Hope the contributors at MoA do not feel that they are being addressed here, but I have had at least two conversations along those lines fairly recently.

Posted by: citizen k | Aug 2 2005 15:02 utc | 215

Good suggestion, JD.


I've been trying to get something like you suggest going everytime this type of discusion has come up here in the last two years.

Seems like many prefer to gnash their teeth, proclaim their purity, or throw pity parties for their alleged or self-perceived political impotence.


Then the subject comes up 3 months later, with the same result.

You might want to ask b to create a separate thread for this discussion. it would keep us of the Billmon threads and the open threads

Posted by: Groucho | Aug 2 2005 15:27 utc | 216

citizen k,

no, I haven't heard that variant (our media haven't reported it!), but it sounds not quite unlikely. I guess I deserved that - and knew it was coming when I posted that oversimplified thing.

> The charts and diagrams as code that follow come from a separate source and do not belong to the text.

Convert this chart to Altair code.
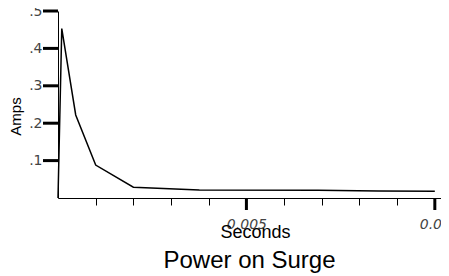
import altair as alt
import pandas as pd

seconds = [0.0, 0.0001, 0.00047, 0.001, 0.002, 0.00375, 0.0069, 0.0085, 0.01]
amps = [0.0, 0.453, 0.222, 0.088, 0.029, 0.0215, 0.0205, 0.019, 0.018]
x_ticks = [0.001, 0.002, 0.003, 0.004, 0.005, 0.006, 0.007, 0.008, 0.009, 0.01]
x_major = [0.005, 0.01]
y_ticks = [0.1, 0.2, 0.3, 0.4, 0.5]

df = pd.DataFrame({"t": seconds, "a": amps, "order": list(range(len(seconds)))})
xmaj_df = pd.DataFrame({"t": x_major})
ytick_df = pd.DataFrame({"a": y_ticks})

xscale = alt.Scale(domain=[0, 0.010164], nice=False, zero=False)
yscale = alt.Scale(domain=[0, 0.5], nice=False)

line = alt.Chart(df).mark_line(color="black", strokeWidth=1.5).encode(
    x=alt.X("t:Q", scale=xscale,
            axis=alt.Axis(values=x_ticks, title="Seconds", grid=False, ticks=True,
                          labelExpr="(datum.value > 0.0049 && datum.value < 0.0051) ? '0.005' : (datum.value > 0.0099 ? '0.01' : '')",
                          tickSize=7, tickColor="black", domainColor="black", tickWidth=1,
                          labelFont="DejaVu Sans", labelFontStyle="italic", labelFontSize=14,
                          labelColor="#444", labelPadding=12, labelFlush=False,
                          titleFont="Liberation Sans", titleFontSize=18, titleFontWeight="normal",
                          titleColor="black", titleX=197, titleY=39, titleBaseline="alphabetic")),
    y=alt.Y("a:Q", scale=yscale,
            axis=alt.Axis(values=y_ticks, title="Amps", grid=False, ticks=False,
                          labelExpr="replace(format(datum.value, '.1f'), '0.', '.')",
                          domainColor="black",
                          labelFont="DejaVu Sans", labelFontSize=14, labelColor="#444",
                          labelPadding=16, labelFlush=False,
                          titleFont="Liberation Sans", titleFontSize=15, titleFontWeight="normal",
                          titleColor="black", titleX=-38, titleY=105, titleAngle=-90,
                          titleBaseline="alphabetic", titleAlign="center")),
    order="order:Q",
)

xmaj = alt.Chart(xmaj_df).mark_rule(color="black", strokeWidth=3, clip=False).encode(
    x=alt.X("t:Q", scale=xscale, title="Seconds"),
    y=alt.value(187), y2=alt.value(199),
)

yt = alt.Chart(ytick_df).mark_rule(color="black", strokeWidth=3, clip=False).encode(
    y=alt.Y("a:Q", scale=yscale, title="Amps"),
    x=alt.value(-15), x2=alt.value(0),
)

chart = alt.layer(line, xmaj, yt).properties(
    width=383, height=187,
    title=alt.TitleParams("Power on Surge", orient="bottom", font="Liberation Sans",
                          fontSize=24, fontWeight="normal", color="black", anchor="middle", offset=8),
    autosize=alt.AutoSizeParams(type="none"),
    padding={"left": 50, "top": 3, "right": 0, "bottom": 76},
).configure_view(stroke=None)

chart.save("out.html", embed_options={"renderer": "svg", "actions": False})
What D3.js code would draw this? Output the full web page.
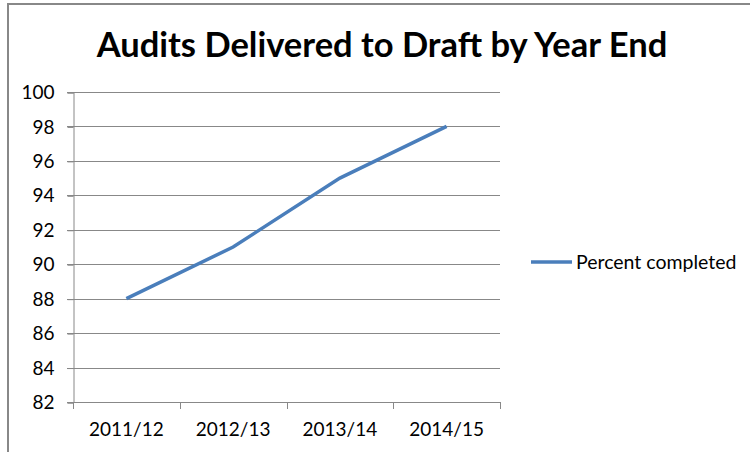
<!DOCTYPE html>
<html>
<head>
<meta charset="utf-8">
<script src="https://cdn.jsdelivr.net/npm/d3@7"></script>
<style>
  body { margin: 0; background: #fff; }
  svg { display: block; }
  svg text { font-family: Lato, "Open Sans", sans-serif; }
</style>
</head>
<body>
<div id="chart"></div>
<script>
// Données
const years = ["2011/12", "2012/13", "2013/14", "2014/15"];
const percentCompleted = [88, 91, 95, 98];
const yTicks = [82, 84, 86, 88, 90, 92, 94, 96, 98, 100];
const seriesName = "Percent completed";
const chartTitle = "Audits Delivered to Draft by Year End";

const width = 750;
const height = 452;
const plot = { left: 73, right: 500, top: 92, bottom: 402 };

const svg = d3
  .select("#chart")
  .append("svg")
  .attr("width", width)
  .attr("height", height);

// Cadre du graphique
svg
  .append("path")
  .attr("d", `M8,${height} V4 H${width}`)
  .style("fill", "none")
  .style("stroke", "#888")
  .style("stroke-width", 2);

// Titre
svg
  .append("text")
  .attr("x", 382)
  .attr("y", 57)
  .attr("text-anchor", "middle")
  .style("font-size", "34.5px")
  .style("font-weight", "bold")
  .text(chartTitle);

// Echelles
const x = d3
  .scaleBand()
  .domain(years)
  .range([plot.left, plot.right]);

const y = d3
  .scaleLinear()
  .domain([82, 100])
  .range([plot.bottom, plot.top]);

// Grille horizontale
svg
  .append("g")
  .selectAll("line")
  .data(yTicks)
  .enter()
  .append("line")
  .attr("x1", plot.left - 6)
  .attr("x2", plot.right)
  .attr("y1", (d) => Math.round(y(d)) + 0.5)
  .attr("y2", (d) => Math.round(y(d)) + 0.5)
  .style("stroke", "#888")
  .style("stroke-width", 1);

// Axe Y
const yAxis = svg
  .append("g")
  .attr("transform", `translate(${plot.left + 0.5},0.5)`)
  .call(d3.axisLeft(y).tickValues(yTicks).tickSize(6).tickPadding(13));
yAxis.select(".domain").style("stroke", "#888");
yAxis.selectAll(".tick line").style("stroke", "#888");
yAxis.selectAll("text").style("font-size", "19px").style("fill", "#000");

// Axe X
const xAxis = svg
  .append("g")
  .attr("transform", `translate(0,${Math.round(plot.bottom) + 0.5})`)
  .call(d3.axisBottom(x).tickSize(0).tickPadding(20));
xAxis.select(".domain").remove();
xAxis.selectAll("text").style("font-size", "19px").style("fill", "#000");

// Graduations entre les catégories
svg
  .append("g")
  .selectAll("line")
  .data(years.concat([null]))
  .enter()
  .append("line")
  .attr("x1", (d, i) => Math.round(plot.left + i * x.step()) + 0.5)
  .attr("x2", (d, i) => Math.round(plot.left + i * x.step()) + 0.5)
  .attr("y1", plot.bottom)
  .attr("y2", plot.bottom + 7)
  .style("stroke", "#888");

// Ligne de la série
const line = d3
  .line()
  .x((d, i) => x(years[i]) + x.bandwidth() / 2)
  .y((d) => y(d));

svg
  .append("path")
  .datum(percentCompleted)
  .attr("d", line)
  .style("fill", "none")
  .style("stroke", "#4a7ebb")
  .style("stroke-width", 3.5);

// Légende
svg
  .append("line")
  .attr("x1", 531)
  .attr("x2", 572)
  .attr("y1", 262)
  .attr("y2", 262)
  .style("stroke", "#4a7ebb")
  .style("stroke-width", 3.5);

svg
  .append("text")
  .attr("x", 576)
  .attr("y", 269)
  .style("font-size", "19.5px")
  .text(seriesName);
</script>
</body>
</html>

There is no monopoly on smugness, so I thought I was entitled to my share.

But I have to wonder: Why do you hate me? ;-)

Posted by: teuton | Aug 2 2005 17:11 utc | 217

DeAnander: thanks for the Stan Smith link.

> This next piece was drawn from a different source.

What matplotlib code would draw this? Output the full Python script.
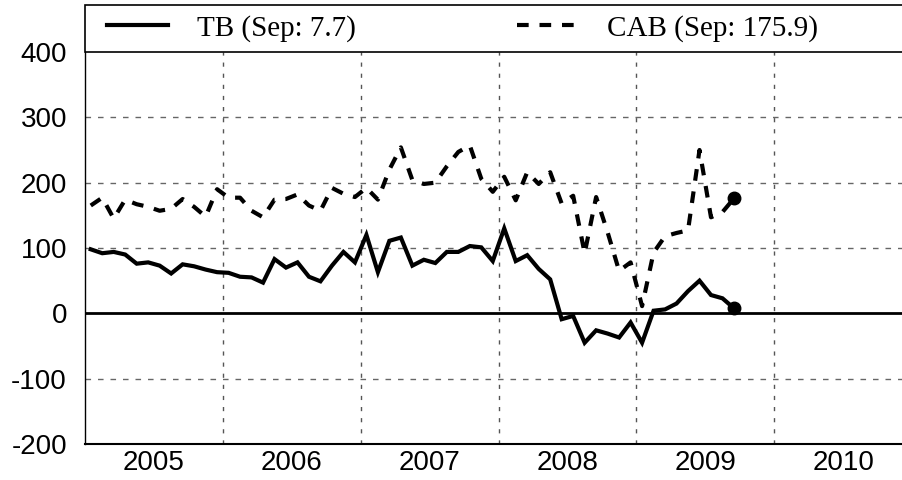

Posted by: citizen k | Aug 2 2005 18:23 utc | 218

You all have something worthwhile to say. Its all good. So why not give me suggestions on what I can do to help our group change things, starting in our own community and beyond. We have a good group of smart, dedicated, demoralised, suffering human beings who want to do something besides send money and get the vote out for traiters who go to congress and vote against us.

Posted by: jd | Aug 2 2005 18:47 utc | 219

@JD:

The DeA link that Citizen K referenced above would be as good a place to start as any.

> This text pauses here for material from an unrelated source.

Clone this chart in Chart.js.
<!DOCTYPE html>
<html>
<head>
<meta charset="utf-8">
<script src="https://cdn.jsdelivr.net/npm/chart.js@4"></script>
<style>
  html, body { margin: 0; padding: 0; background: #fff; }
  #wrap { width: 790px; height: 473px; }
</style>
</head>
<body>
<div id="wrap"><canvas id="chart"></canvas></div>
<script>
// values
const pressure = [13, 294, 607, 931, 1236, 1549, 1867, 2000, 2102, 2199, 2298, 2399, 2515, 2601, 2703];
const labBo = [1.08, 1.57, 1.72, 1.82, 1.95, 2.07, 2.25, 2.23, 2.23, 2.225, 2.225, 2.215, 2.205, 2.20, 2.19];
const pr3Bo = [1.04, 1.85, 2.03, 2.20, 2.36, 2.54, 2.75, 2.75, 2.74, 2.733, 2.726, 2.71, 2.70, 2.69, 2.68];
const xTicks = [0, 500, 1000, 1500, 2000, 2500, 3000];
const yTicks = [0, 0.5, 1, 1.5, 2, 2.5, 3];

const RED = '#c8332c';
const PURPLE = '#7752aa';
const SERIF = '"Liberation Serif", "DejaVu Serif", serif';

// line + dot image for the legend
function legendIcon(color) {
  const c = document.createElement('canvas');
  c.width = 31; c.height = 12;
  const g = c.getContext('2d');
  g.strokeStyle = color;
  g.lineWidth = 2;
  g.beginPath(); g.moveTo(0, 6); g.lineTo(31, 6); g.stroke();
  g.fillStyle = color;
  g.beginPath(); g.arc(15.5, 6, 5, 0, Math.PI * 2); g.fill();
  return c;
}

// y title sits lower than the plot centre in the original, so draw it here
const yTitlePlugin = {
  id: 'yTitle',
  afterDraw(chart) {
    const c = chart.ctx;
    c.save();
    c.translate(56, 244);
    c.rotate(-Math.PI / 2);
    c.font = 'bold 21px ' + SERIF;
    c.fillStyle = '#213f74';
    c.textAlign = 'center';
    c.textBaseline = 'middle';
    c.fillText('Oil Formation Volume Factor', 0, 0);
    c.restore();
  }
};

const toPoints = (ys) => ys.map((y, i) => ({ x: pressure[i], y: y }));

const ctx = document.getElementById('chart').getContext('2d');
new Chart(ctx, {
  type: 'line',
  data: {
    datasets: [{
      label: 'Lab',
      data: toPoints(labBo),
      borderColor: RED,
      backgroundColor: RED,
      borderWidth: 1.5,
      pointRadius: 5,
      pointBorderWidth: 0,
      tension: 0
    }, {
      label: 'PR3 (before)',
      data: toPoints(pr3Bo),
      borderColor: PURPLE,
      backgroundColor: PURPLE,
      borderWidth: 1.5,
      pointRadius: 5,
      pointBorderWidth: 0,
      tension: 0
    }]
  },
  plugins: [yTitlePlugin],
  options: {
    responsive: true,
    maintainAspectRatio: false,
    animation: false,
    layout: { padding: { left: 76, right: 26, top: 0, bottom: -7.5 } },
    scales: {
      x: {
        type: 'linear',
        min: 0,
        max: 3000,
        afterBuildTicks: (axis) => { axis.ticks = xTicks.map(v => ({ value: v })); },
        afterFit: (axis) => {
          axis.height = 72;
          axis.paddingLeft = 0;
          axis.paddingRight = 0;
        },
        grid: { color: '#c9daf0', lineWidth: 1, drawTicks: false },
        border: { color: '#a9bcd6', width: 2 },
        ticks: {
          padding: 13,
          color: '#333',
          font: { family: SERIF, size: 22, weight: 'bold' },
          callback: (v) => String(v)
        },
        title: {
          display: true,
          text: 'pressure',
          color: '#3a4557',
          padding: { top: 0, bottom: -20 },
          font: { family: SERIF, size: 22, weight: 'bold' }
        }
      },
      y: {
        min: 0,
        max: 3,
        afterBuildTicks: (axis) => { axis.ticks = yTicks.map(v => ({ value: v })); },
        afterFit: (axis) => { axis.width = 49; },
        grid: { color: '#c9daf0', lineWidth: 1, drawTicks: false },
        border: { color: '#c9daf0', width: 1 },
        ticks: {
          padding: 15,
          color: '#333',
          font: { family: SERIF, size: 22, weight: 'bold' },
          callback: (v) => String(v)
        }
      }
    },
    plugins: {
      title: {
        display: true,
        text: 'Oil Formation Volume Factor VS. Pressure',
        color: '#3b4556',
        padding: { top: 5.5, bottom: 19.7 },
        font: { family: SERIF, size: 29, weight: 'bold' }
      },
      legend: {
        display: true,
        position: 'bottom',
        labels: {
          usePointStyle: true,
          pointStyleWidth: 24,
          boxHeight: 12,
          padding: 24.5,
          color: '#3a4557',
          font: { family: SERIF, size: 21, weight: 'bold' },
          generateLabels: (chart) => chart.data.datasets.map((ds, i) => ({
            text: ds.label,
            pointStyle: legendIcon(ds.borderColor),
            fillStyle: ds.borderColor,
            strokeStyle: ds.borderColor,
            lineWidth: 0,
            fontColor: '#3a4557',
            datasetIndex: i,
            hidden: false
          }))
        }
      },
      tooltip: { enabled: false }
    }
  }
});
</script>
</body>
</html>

As usual DeA has brought us some very interesting food for thought.

Posted by: Groucho | Aug 2 2005 18:57 utc | 220

(Section 802 is the new definition of domestic terrorism, and the definition is "any action that endangers human life that is a violation of any Federal or State law.")

oh boy. so I can finally get the schmuck who habitually drives his SUV through my residential n'hood at 45 mph arrested and carted off to Gitmo, for endangering human life while breaking State law? how about an industrial combine that emits life threatening toxins in excess of EPA (Fed law) regs? terrorists! take them away!

this wording is so damn vague that "selective enforcement" is blinking on and off in red lights off every page. what was that tight little crooked beach burg in the Chandler novels? the one where all the cops belonged to the local mafia guy... where Marlowe wakes up in a cushy mental hospital after interfering one time too many... anyway, Karl Rove and the Rovesters, with their opening act G. W. and the Cheneyettes, seem to be working on turning the whole damn country into that town. and it's working...

Posted by: DeAnander | Aug 2 2005 19:57 utc | 221

Re: Sucker Pitch

In your post about the Hackett campaing you made reference to Ohio's "Hillbilly Belt". You may have intended this in jest or in some light way but I believe this kind of comment is destructive to the causes you advocate. We all know that the Right delights in describing liberals as a bunch of elitists. This kind of comment does nothing but give them ammunition. If I were an undecided OH-2 voter and read this I would be a little more motivated to vote against a candidate that has the support of people who regard my district as the home of subhumans. We should be focusing on converting the wavering not pissing them off.

Posted by: Seth | Aug 2 2005 20:13 utc | 222

Well, Billmon, what say you now? 52 - 48. And those pricks doubtless cheated too.

I think the thugs are in deep shit, not just in OH, but lots of places. Like the Fish that's sucked dry by a lamprey, it just takes a while.

Posted by: Duckman GR | Aug 3 2005 4:13 utc | 223

The whole thing is a mess.

We've got Europeans defending Brussels Freemasonry by blaming Americans.
And we've got Americans defending DC Freemasonry by blaming europeans.

And NOWHERE on this blog do you ever see the forbidden word.